Crewdson uses very specific and labour intensive lighting to create these psychological landscapes, the clip I've included above gives you an insight into just how committed the artist is to creating that 'perfect moment of grace.' All sorts of parallels can be made to directors such as Alfred Hitchcock and David Lynch in terms of their inarguable talent for the heightening of suspense. What particularly interests me is how alone each of these figures are. Often they are placed within a domestic setting but a wall of silence seems to isolate them from the other sitters, a definite nod to the American Realism of Edward Hopper.

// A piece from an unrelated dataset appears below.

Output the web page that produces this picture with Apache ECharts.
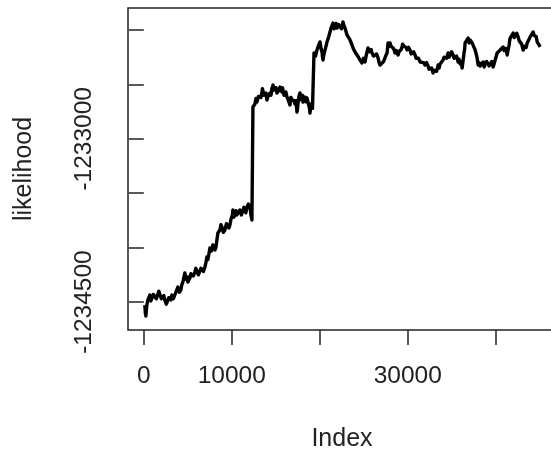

Since graduating from Yale University in 1988 with an MFA Crewdson has exhibited widely in the States and in Europe. He has published numerous books and is represented by the Gagosian Gallery in New York. If you want to witness the cold beauty of Crewdson's images and live in NZ then you can go and see his exhibition In a Lonely Place at City Gallery Wellington until September the 8th. This is one you don't want to miss!